Adam Lindgreen explains that right now, young scholars may have to wait to pursue really innovative and courageous ideas until they have more articles under their belts.

“When you have published more, you can afford to go for those kinds of projects. When you have proven that you can get research published, it gives you more space for maneuvering. And it’s important to get to the point where we can pursue crazy ideas. The ones that actually show our world in a new light,” he says.

A mix of great people

As Head of Department, Adam Lindgreen is well aware that, as a manager, he also has a role to play in scholars becoming successful.

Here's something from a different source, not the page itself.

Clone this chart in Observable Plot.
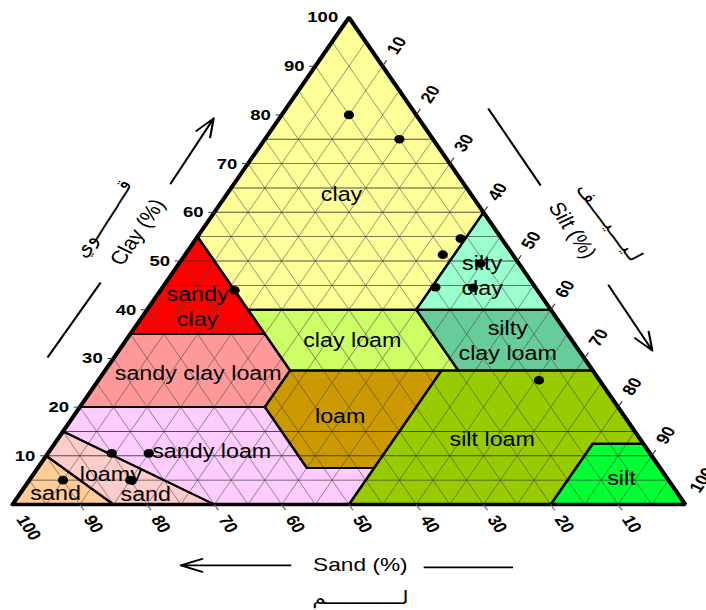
<!DOCTYPE html>
<html><head><meta charset="utf-8">
<script src="https://cdn.jsdelivr.net/npm/d3@7"></script>
<script src="https://cdn.jsdelivr.net/npm/@observablehq/plot@0.6"></script>
<style>body{margin:0;background:#fff;} svg{display:block}</style>
</head><body><div id="chart"></div>
<script>
// ---- data (ternary: [sand, silt, clay] in %) ----
const regionNames = ["sand","loamy sand","sandy loam","sandy clay loam","sandy clay","clay","silty clay","silty clay loam","clay loam","loam","silt loam","silt"];
const regionColors = ["#FFCC99","#FFCCCC","#FFCCFF","#FF9999","#FF0000","#FFFF99","#99FFCC","#66CC99","#CCFF66","#CC9900","#99CC00","#00FF33"];
const regionVertices = [
  [[90,0,10],[100,0,0],[85,15,0]],
  [[85,0,15],[90,0,10],[85,15,0],[70,30,0]],
  [[80,0,20],[85,0,15],[70,30,0],[50,50,0],[42.5,50,7.5],[52.5,40,7.5],[52.5,27.5,20]],
  [[65,0,35],[80,0,20],[52.5,27.5,20],[45,27.5,27.5],[45,20,35]],
  [[45,0,55],[65,0,35],[45,20,35],[45,15,40]],
  [[0,0,100],[0,40,60],[20,40,40],[45,15,40],[45,0,55]],
  [[0,40,60],[0,60,40],[20,40,40]],
  [[20,40,40],[0,60,40],[0,72.5,27.5],[20,52.5,27.5]],
  [[45,15,40],[20,40,40],[20,52.5,27.5],[45,27.5,27.5]],
  [[45,27.5,27.5],[22.5,50,27.5],[42.5,50,7.5],[52.5,40,7.5],[52.5,27.5,20]],
  [[22.5,50,27.5],[0,72.5,27.5],[0,87.5,12.5],[7.5,80,12.5],[20,80,0],[50,50,0]],
  [[7.5,80,12.5],[0,87.5,12.5],[0,100,0],[20,80,0]]
];
const labelTexts = ["clay","sandy\nclay","silty\nclay","clay loam","silty\nclay loam","sandy clay loam","loam","silt loam","silt","sandy loam","loamy","sand","sand"];
const labelX = [48.9,27.5,69.8,50.5,73.6,27.6,48.7,71.3,90.5,29.6,14.6,6.4,19.8];
const labelY = [63.9,40.8,47.3,33.9,33.8,27.3,18.3,13.6,5.7,11.1,6.4,2.5,2.3];

const sampleSand = [10,5,6.1,10.4,5.7,14.85,9.3,45,9,80,74.5,90,80];
const sampleSilt = [10,20,39.3,38.3,44.8,40.55,46.2,11,65.5,9.5,15,5,15];
const sampleClay = [80,75,54.6,51.3,49.5,44.6,44.5,44,25.5,10.5,10.5,5,5];

const tickValues = [10,20,30,40,50,60,70,80,90,100];
const hGridClay = [5,10,15,45,50,55,60,65,70,75];
const diagGrid = [5,10,15,20,25,30,35,40,45,50,55,60,65,70,75,80,85,90,95];

// annotation decorations in chart (x,y) coordinates
const titleTexts = ["Clay (%)","Silt (%)","Sand (%)"];
const titleX = [18.6,83.2,51.7];
const titleY = [55.9,56.3,-12.5];
const titleRot = [-60,60,0];
const arrowSegs = [[23.5,65.9,29.9,79.3],[88.6,45,95.1,31.6],[41.3,-12.5,25,-12.5]];
const plainSegs = [[5.2,30.2,13.1,45.6],[70.7,81.3,78.5,65.5],[61.1,-12.9,74.4,-12.9]];
const glyphTexts = ["قــــــــــوي","لـيــــيـــــف","لــــــــــــم"];
const glyphX = [13.4,88.7,51.7];
const glyphY = [58.7,57.9,-19.3];
const glyphRot = [-62,58,0];

// ---- geometry helpers ----
const tx = ([sa, si, cl]) => si + cl / 2;
const ty = ([sa, si, cl]) => cl;

const W = 591, H = 610, WOUT = 706;

const polyMarks = regionVertices.map((verts, i) => {
  const rows = verts.concat([verts[0]]).map(v => ({x: tx(v), y: ty(v)}));
  return Plot.line(rows, {x: "x", y: "y", fill: regionColors[i], stroke: null});
});
const polyStrokes = regionVertices.map((verts) => {
  const rows = verts.concat([verts[0]]).map(v => ({x: tx(v), y: ty(v)}));
  return Plot.line(rows, {x: "x", y: "y", stroke: "black", strokeWidth: 2, strokeLinejoin: "miter"});
});

const hGrid = hGridClay.map(c => ({x1: c/2, y1: c, x2: 100 - c/2, y2: c}));
const sandGrid = diagGrid.map(a => ({x1: 100 - a, y1: 0, x2: (100 - a)/2, y2: 100 - a}));
const siltGrid = diagGrid.map(b => ({x1: b, y1: 0, x2: 50 + b/2, y2: 100 - b}));

const leftTicks = tickValues.filter(v => v < 100).map(c => ({x1: c/2, y1: c, x2: c/2 - 0.9, y2: c}));
const bottomTicks = tickValues.filter(v => v < 100).map(s => ({x1: 100 - s, y1: 0, x2: 100 - s + 0.6, y2: -1.2}));
const rightTicks = tickValues.filter(v => v < 100).map(s => ({x1: 50 + s/2, y1: 100 - s, x2: 50 + s/2 + 0.6, y2: 100 - s + 1.2}));

const triangle = [{x:0,y:0},{x:100,y:0},{x:50,y:100},{x:0,y:0}];

const samples = sampleSand.map((s, i) => ({x: tx([s, sampleSilt[i], sampleClay[i]]), y: sampleClay[i]}));
const labels = labelTexts.map((t, i) => ({t, x: labelX[i], y: labelY[i]}));

const svg = Plot.plot({
  width: W, height: H,
  x: {domain: [0, 100], range: [10, 573.2], axis: null},
  y: {domain: [0, 100], range: [504, 17], axis: null},
  style: {fontFamily: "'Liberation Sans', Arial, sans-serif", background: "white", overflow: "hidden"},
  marks: [
    ...polyMarks,
    Plot.link(sandGrid, {x1: "x1", y1: "y1", x2: "x2", y2: "y2", stroke: "#444", strokeOpacity: 0.65, strokeWidth: 0.8}),
    Plot.link(siltGrid, {x1: "x1", y1: "y1", x2: "x2", y2: "y2", stroke: "#444", strokeOpacity: 0.65, strokeWidth: 0.8}),
    Plot.link(hGrid, {x1: "x1", y1: "y1", x2: "x2", y2: "y2", stroke: "#333", strokeOpacity: 0.85, strokeWidth: 0.9}),
    ...polyStrokes,
    Plot.line(triangle, {x: "x", y: "y", stroke: "black", strokeWidth: 3.5, strokeLinejoin: "miter"}),
    Plot.link(leftTicks, {x1: "x1", y1: "y1", x2: "x2", y2: "y2", stroke: "#333", strokeWidth: 1}),
    Plot.link(bottomTicks, {x1: "x1", y1: "y1", x2: "x2", y2: "y2", stroke: "#666", strokeWidth: 1}),
    Plot.link(rightTicks, {x1: "x1", y1: "y1", x2: "x2", y2: "y2", stroke: "#333", strokeWidth: 1}),
    Plot.text(tickValues, {x: c => c/2 - 1.6, y: c => c, text: d => String(d), textAnchor: "end", fontSize: 15.5, fontWeight: "bold", fill: "black"}),
    Plot.text(tickValues, {x: s => 100 - s + 1.25, y: -2.5, text: d => String(d), textAnchor: "start", rotate: 60, fontSize: 15.5, fontWeight: "bold", fill: "black"}),
    Plot.text(tickValues, {x: s => 50 + s/2 + 1.35, y: s => 100 - s + 2.7, text: d => String(d), textAnchor: "start", rotate: -60, fontSize: 15.5, fontWeight: "bold", fill: "black"}),
    Plot.dot(samples, {x: "x", y: "y", r: 4.3, fill: "black", stroke: null}),
    Plot.text(labels, {x: "x", y: "y", text: "t", fontSize: 19.5, lineHeight: 1.28, fill: "black"}),
    ...titleTexts.map((t, i) => Plot.text([t], {x: () => titleX[i], y: () => titleY[i], text: d => d, rotate: titleRot[i], fontSize: 19, fill: "black"})),
    Plot.arrow(arrowSegs, {x1: d => d[0], y1: d => d[1], x2: d => d[2], y2: d => d[3], stroke: "black", strokeWidth: 1.8, headLength: 16, headAngle: 40}),
    Plot.link(plainSegs, {x1: d => d[0], y1: d => d[1], x2: d => d[2], y2: d => d[3], stroke: "black", strokeWidth: 1.8}),
    ...glyphTexts.map((t, i) => Plot.text([t], {x: () => glyphX[i], y: () => glyphY[i], text: d => d, rotate: glyphRot[i], fontSize: 18, fontFamily: "'DejaVu Sans'", fill: "black"}))
  ]
});

// the reference is horizontally stretched: render at native width, stretch to output width
svg.setAttribute("width", WOUT);
svg.setAttribute("height", H);
svg.setAttribute("viewBox", `0 0 ${W} ${H}`);
svg.setAttribute("preserveAspectRatio", "none");
svg.style.width = WOUT + "px";
svg.style.height = H + "px";
svg.style.maxWidth = "none";
document.getElementById("chart").appendChild(svg);
</script>
</body></html>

Apart from supporting and guiding young scholars, as head of the department, he sees it as his duty to make sure that young scholars and other employees are in the right “ecosystem”, because only then can their good ideas, inspiration and collaboration flourish, he argues.

“I spend a lot of time on getting new colleagues to join our department. The right mix of people can help and inspire each other. Becoming a successful scholar really boils down to the people around you,” he says.

With the right people and the editorials at hand, Adam Lindgreen hopes it will be easier for academics to achieve success.

“I hope very much that the editorials help scholars to come up with relevant, important ideas, encourage funders to finance them, spark research that is useful for our students and generate societal value. If the editorials can help academics with some or all of this, I would be very pleased,” he says and finishes off:

“Chance favors the prepared mind. The better prepared, the more you know. Think about it. Why was Newton successful? Because he was standing on the shoulders of a lot of successful people.”